How advances in real-time fact-checking might improve our politics
IT’S FEBRUARY 2019, and I’m waiting to see whether a robot will call the president of the United States a liar.
I have tuned in to the State of the Union address, a speech that I haven’t missed more than a couple of times in my four decades of adulthood. Some addresses were soaring, some were slogs, and one, a magisterial performance by Ronald Reagan, was thrilling, because I watched it in the House chamber, from a press- gallery perch right behind the president. But I have never had the sense of suspense I feel now, as I sit staring not at a TV, but at a password-protected website called FactStream.

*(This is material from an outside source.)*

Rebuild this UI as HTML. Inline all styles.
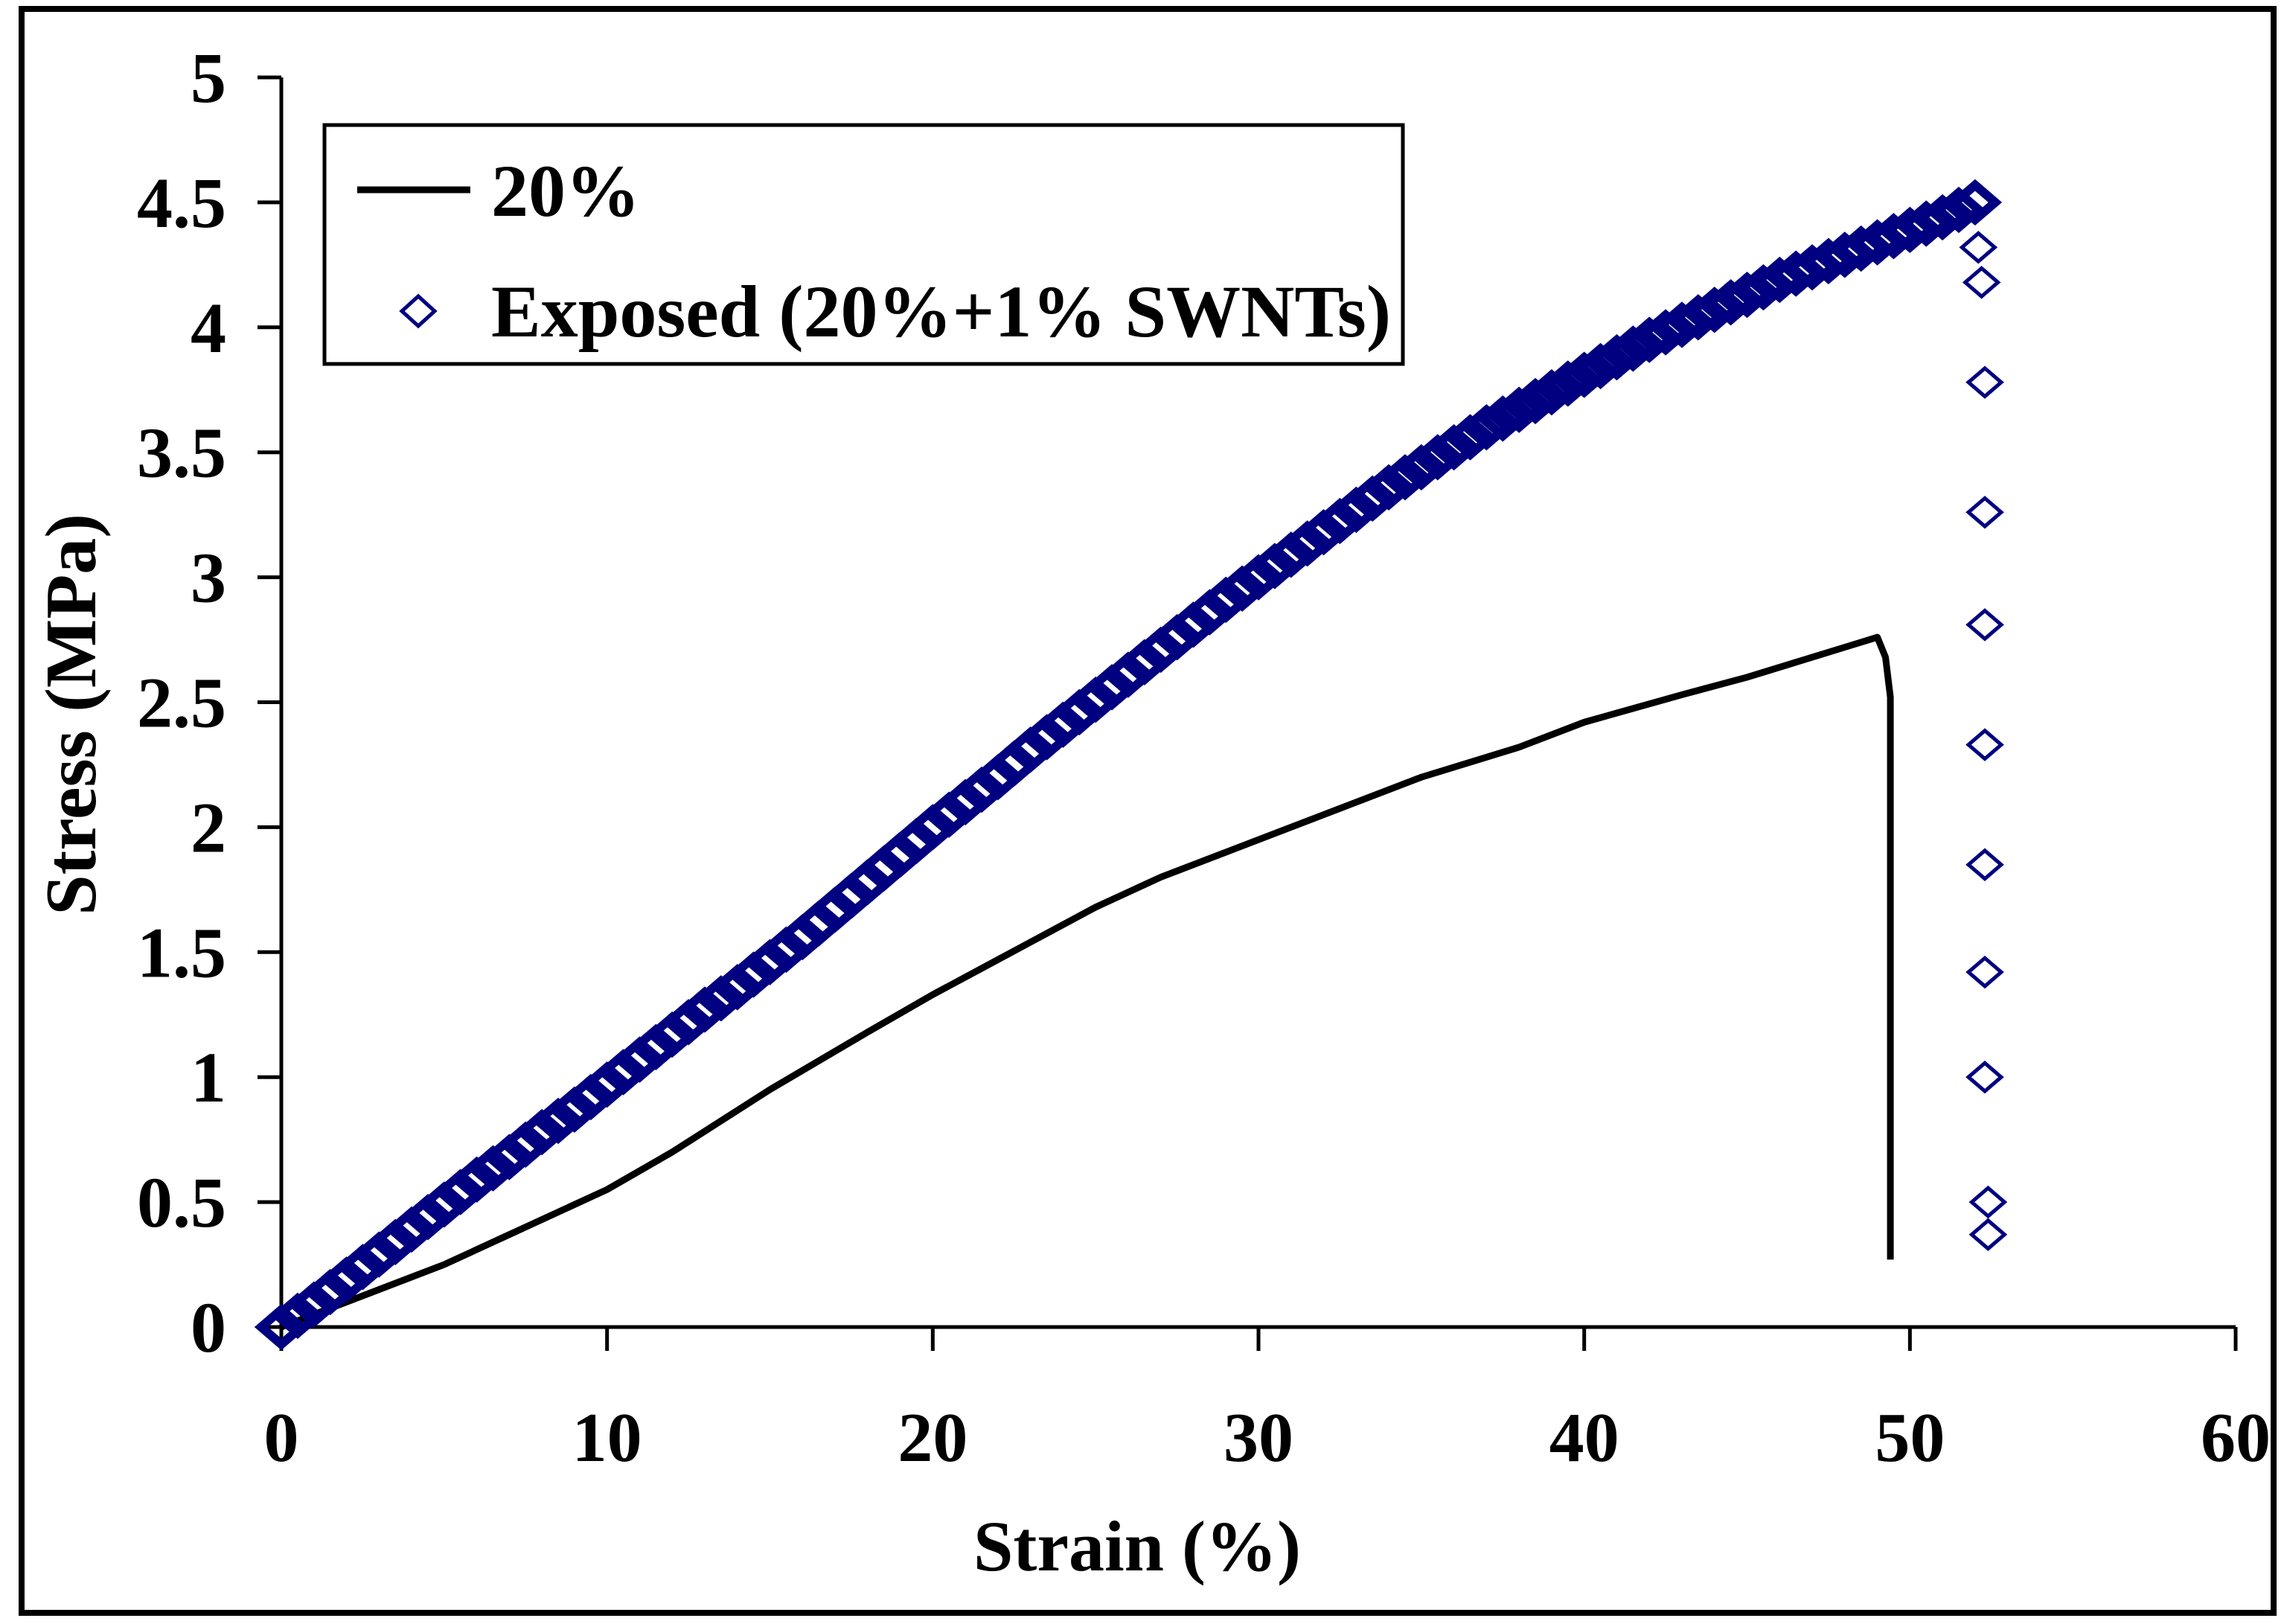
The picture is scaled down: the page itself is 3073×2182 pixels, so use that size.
<!DOCTYPE html>
<html><head><meta charset="utf-8"><style>
html,body{margin:0;padding:0;background:#fff;}
svg{display:block;font-family:"Liberation Serif",serif;font-weight:bold;}
</style></head><body>
<svg id="chart" width="3073" height="2182" viewBox="0 0 3073 2182" xmlns="http://www.w3.org/2000/svg">
<rect x="29" y="12" width="3026" height="2155" fill="#fff" stroke="#000" stroke-width="8"/>
<g id="axes"></g>
<g id="series"></g>
<g>
<rect x="436" y="168" width="1449" height="321" fill="#fff" stroke="#000" stroke-width="5"/>
<line x1="480" y1="255" x2="632" y2="255" stroke="#000" stroke-width="9"/>
<text x="660" y="290" font-size="100">20%</text>
<polygon points="540,418 562,398 584,418 562,438" fill="none" stroke="#000080" stroke-width="5"/>
<text x="660" y="452" font-size="100">Exposed (20%+1% SWNTs)</text>
</g>
<text x="1528" y="2110" font-size="96" text-anchor="middle">Strain (%)</text>
<text transform="translate(128,960) rotate(-90)" font-size="98" text-anchor="middle">Stress (MPa)</text>
</svg>
<script>
const xTicks=[0,10,20,30,40,50,60];
const yTicks=[0,0.5,1,1.5,2,2.5,3,3.5,4,4.5,5];
const yTickLabels=["0","0.5","1","1.5","2","2.5","3","3.5","4","4.5","5"];
const plainStrain=[0,1,2,3,5,7,10,12,15,18,20,22,25,27,30,33,35,38,40,43,45,47,48,49,49.25,49.4,49.4];
const plainStress=[0,0.05,0.1,0.15,0.25,0.37,0.55,0.7,0.95,1.18,1.33,1.47,1.68,1.8,1.95,2.1,2.2,2.32,2.42,2.53,2.6,2.68,2.72,2.76,2.68,2.52,0.27];
const expStress=[0,0.045,0.09,0.14,0.19,0.24,0.29,0.34,0.39,0.44,0.49,0.54,0.59,0.635,0.68,0.73,0.78,0.825,0.87,0.92,0.97,1.02,1.07,1.12,1.17,1.22,1.27,1.315,1.36,1.41,1.46,1.51,1.56,1.615,1.67,1.725,1.78,1.835,1.89,1.945,2.0,2.05,2.1,2.15,2.2,2.255,2.31,2.36,2.41,2.46,2.51,2.56,2.61,2.66,2.71,2.76,2.81,2.86,2.91,2.955,3.0,3.045,3.09,3.135,3.18,3.225,3.27,3.315,3.36,3.4,3.44,3.48,3.52,3.56,3.6,3.635,3.67,3.705,3.74,3.775,3.81,3.845,3.88,3.915,3.95,3.98,4.01,4.04,4.07,4.1,4.13,4.16,4.19,4.215,4.24,4.265,4.29,4.315,4.34,4.365,4.39,4.415,4.44,4.47,4.5];
const expStrain=[];for(let i=0;i<expStress.length;i++)expStrain.push(i*0.5);
const dropStrain=[52.1,52.2,52.3,52.3,52.3,52.3,52.3,52.3,52.3,52.4,52.4];
const dropStress=[4.32,4.18,3.78,3.26,2.81,2.33,1.85,1.42,1.0,0.5,0.37];
const NS="http://www.w3.org/2000/svg";
const X0=378,X1=3004,Y0=1783,Y1=104;
function sx(v){return X0+(v-0)/(60-0)*(X1-X0);}
function sy(v){return Y0-(v-0)/(5-0)*(Y0-Y1);}
function mk(t,a,p){const e=document.createElementNS(NS,t);for(const k in a)e.setAttribute(k,a[k]);p.appendChild(e);return e;}
const ax=document.getElementById('axes'),se=document.getElementById('series');
let l=mk('line',{x1:X0,y1:Y1,x2:X0,y2:Y0,stroke:'#000','stroke-width':5},ax);


l=mk('line',{x1:X0,y1:Y0,x2:X1,y2:Y0,stroke:'#000','stroke-width':5},ax);


yTicks.forEach((v,i)=>{
 const t=mk('line',{x1:X0-32,y1:sy(v),x2:X0,y2:sy(v),stroke:'#000','stroke-width':5},ax);
 
 
 const tx=mk('text',{x:X0-74,y:sy(v)+33,'font-size':96,'text-anchor':'end'},ax);
 tx.textContent=yTickLabels[i];
 
 
});
xTicks.forEach(v=>{
 const t=mk('line',{x1:sx(v),y1:Y0,x2:sx(v),y2:Y0+32,stroke:'#000','stroke-width':5},ax);
 
 
 const tx=mk('text',{x:sx(v),y:Y0+180,'font-size':94,'text-anchor':'middle'},ax);
 tx.textContent=String(v);
 
 
});
let d=plainStrain.map((v,i)=>(i?'L':'M')+sx(v)+','+sy(plainStress[i])).join(' ');
const pl=mk('path',{d:d,fill:'none',stroke:'#000','stroke-width':9,'stroke-linejoin':'round'},se);


function diamond(x,y,name,w,s){
 const p=mk('polygon',{points:`${x-s},${y} ${x},${y-s*0.86} ${x+s},${y} ${x},${y+s*0.86}`,fill:'none',stroke:'#000080','stroke-width':w},se);
 
 
}
expStrain.forEach((v,i)=>{diamond(sx(v),sy(expStress[i]),'exposed-point',12,27);});
dropStrain.forEach((v,i)=>{diamond(sx(v),sy(dropStress[i]),'exposed-failure-point',5,22);});
</script>
</body></html>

I log in and find myself facing a plain screen with a video player. It looks rudimentary, but it might be revolutionary.
At the appointed time, President Donald Trump comes into view. Actually, not at precisely the appointed time; my feed is delayed by about 30 seconds. In that interval, a complicated transaction takes place. First, a piece of software—a bot, in effect— translates the president’s spoken words into text. A second bot then searches the text for factual claims, and sends each to a third bot, which looks at an online database to determine whether the claim (or a related one) has previously been verified or debunked by an independent fact-checking organization. If it has, the software generates a chyron (a caption) displaying the previously fact-checked statement and a verdict: true, false, not the whole story, or whatever else the fact-checkers concluded. If Squash, as the system is code-named, works, I will see the president’s truthfulness assessed as he speaks—no waiting for post-speech reportage, no mental note to Google it later. All in seconds, without human intervention. If it works.